EXERCISE DETAILS: Starting at the top of the listing, extract every line up to and including the one with "const pct = (v: any)". Pictures stay out of the copy.

### COLLECTED MATERIAL

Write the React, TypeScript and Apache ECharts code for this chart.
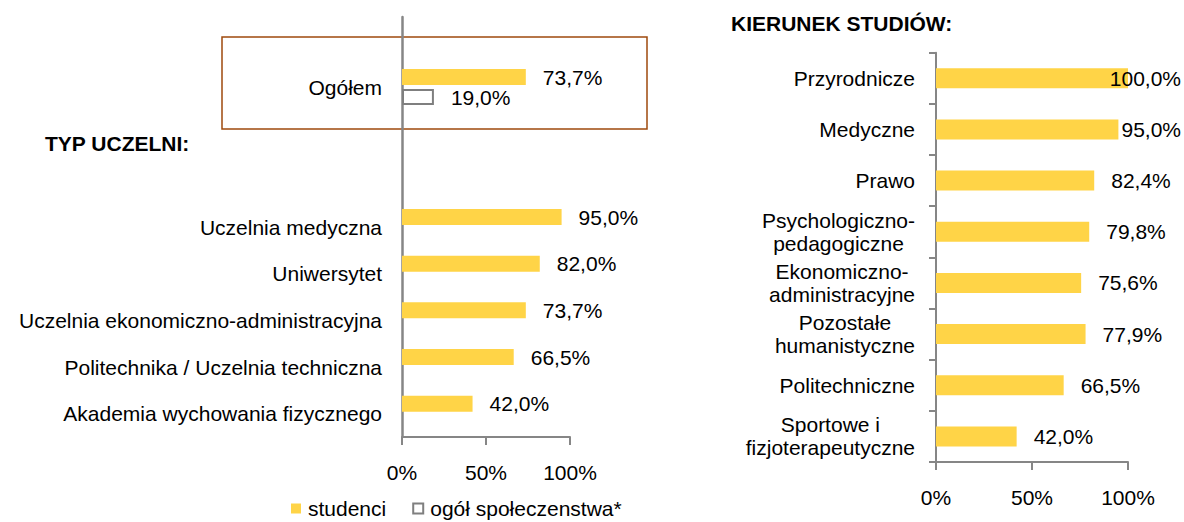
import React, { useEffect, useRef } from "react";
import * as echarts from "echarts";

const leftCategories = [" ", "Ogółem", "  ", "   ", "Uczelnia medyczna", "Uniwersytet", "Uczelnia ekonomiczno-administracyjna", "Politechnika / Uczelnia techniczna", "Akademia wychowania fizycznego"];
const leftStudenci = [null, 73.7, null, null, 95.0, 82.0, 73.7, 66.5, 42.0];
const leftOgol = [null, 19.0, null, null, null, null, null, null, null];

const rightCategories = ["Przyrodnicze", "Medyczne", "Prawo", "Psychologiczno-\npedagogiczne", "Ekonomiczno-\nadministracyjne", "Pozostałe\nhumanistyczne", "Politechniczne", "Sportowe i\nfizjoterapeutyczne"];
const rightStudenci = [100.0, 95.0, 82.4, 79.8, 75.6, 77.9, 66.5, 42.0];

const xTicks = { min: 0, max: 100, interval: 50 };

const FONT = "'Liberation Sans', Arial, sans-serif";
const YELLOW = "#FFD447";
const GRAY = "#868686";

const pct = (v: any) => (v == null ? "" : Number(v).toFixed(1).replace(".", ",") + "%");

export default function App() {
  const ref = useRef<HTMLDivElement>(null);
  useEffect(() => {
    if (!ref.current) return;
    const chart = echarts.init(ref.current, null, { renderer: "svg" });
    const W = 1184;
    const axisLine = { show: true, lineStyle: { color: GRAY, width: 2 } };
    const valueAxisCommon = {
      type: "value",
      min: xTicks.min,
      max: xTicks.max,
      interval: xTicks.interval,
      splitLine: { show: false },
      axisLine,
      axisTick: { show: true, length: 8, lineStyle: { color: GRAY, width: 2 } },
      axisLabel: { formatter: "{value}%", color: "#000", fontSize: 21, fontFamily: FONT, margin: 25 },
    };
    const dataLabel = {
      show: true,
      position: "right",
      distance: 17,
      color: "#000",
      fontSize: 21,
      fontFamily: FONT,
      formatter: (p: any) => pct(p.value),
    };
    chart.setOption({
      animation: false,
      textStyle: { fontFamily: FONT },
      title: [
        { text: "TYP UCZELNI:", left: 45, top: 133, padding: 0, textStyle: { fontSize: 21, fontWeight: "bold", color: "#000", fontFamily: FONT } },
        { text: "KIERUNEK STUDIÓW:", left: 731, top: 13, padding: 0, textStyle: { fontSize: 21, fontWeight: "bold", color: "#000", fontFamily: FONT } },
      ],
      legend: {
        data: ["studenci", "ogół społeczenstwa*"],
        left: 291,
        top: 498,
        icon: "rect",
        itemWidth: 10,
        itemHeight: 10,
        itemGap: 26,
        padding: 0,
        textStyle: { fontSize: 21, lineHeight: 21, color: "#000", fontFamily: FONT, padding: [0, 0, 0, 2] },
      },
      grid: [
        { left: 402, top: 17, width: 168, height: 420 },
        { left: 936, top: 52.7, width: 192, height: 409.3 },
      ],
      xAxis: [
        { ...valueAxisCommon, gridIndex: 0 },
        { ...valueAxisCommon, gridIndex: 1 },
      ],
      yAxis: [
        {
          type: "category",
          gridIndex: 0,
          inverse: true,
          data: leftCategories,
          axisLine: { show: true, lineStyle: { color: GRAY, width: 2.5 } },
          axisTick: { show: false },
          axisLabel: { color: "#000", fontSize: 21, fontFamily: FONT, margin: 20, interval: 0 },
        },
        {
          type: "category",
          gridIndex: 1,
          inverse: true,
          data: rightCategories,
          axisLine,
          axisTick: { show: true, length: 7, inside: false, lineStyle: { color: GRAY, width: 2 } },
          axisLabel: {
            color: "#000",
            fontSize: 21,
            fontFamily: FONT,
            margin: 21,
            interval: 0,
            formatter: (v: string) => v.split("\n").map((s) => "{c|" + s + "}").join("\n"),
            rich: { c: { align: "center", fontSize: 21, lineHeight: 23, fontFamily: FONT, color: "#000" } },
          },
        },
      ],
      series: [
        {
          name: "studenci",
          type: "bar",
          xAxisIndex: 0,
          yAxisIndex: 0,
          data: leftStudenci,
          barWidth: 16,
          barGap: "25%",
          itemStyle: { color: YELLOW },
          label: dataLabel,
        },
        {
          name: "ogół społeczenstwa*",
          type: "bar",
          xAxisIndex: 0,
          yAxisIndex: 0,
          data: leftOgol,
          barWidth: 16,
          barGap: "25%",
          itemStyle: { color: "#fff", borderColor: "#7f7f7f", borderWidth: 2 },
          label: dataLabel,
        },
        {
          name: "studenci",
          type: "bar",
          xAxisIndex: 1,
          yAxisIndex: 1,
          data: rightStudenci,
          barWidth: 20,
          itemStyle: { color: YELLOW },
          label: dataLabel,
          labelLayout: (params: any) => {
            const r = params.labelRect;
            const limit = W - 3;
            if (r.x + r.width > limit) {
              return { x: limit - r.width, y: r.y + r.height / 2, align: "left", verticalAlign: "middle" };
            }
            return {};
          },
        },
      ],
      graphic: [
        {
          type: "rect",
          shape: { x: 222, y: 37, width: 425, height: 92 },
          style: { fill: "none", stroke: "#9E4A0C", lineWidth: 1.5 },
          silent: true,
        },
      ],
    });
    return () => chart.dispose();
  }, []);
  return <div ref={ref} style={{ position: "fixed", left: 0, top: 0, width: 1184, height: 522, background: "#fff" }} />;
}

######

RESPONSE TO THIS EXERCISE:
Write the React, TypeScript and Apache ECharts code for this chart.
import React, { useEffect, useRef } from "react";
import * as echarts from "echarts";

const leftCategories = [" ", "Ogółem", "  ", "   ", "Uczelnia medyczna", "Uniwersytet", "Uczelnia ekonomiczno-administracyjna", "Politechnika / Uczelnia techniczna", "Akademia wychowania fizycznego"];
const leftStudenci = [null, 73.7, null, null, 95.0, 82.0, 73.7, 66.5, 42.0];
const leftOgol = [null, 19.0, null, null, null, null, null, null, null];

const rightCategories = ["Przyrodnicze", "Medyczne", "Prawo", "Psychologiczno-\npedagogiczne", "Ekonomiczno-\nadministracyjne", "Pozostałe\nhumanistyczne", "Politechniczne", "Sportowe i\nfizjoterapeutyczne"];
const rightStudenci = [100.0, 95.0, 82.4, 79.8, 75.6, 77.9, 66.5, 42.0];

const xTicks = { min: 0, max: 100, interval: 50 };

const FONT = "'Liberation Sans', Arial, sans-serif";
const YELLOW = "#FFD447";
const GRAY = "#868686";

const pct = (v: any) => (v == null ? "" : Number(v).toFixed(1).replace(".", ",") + "%");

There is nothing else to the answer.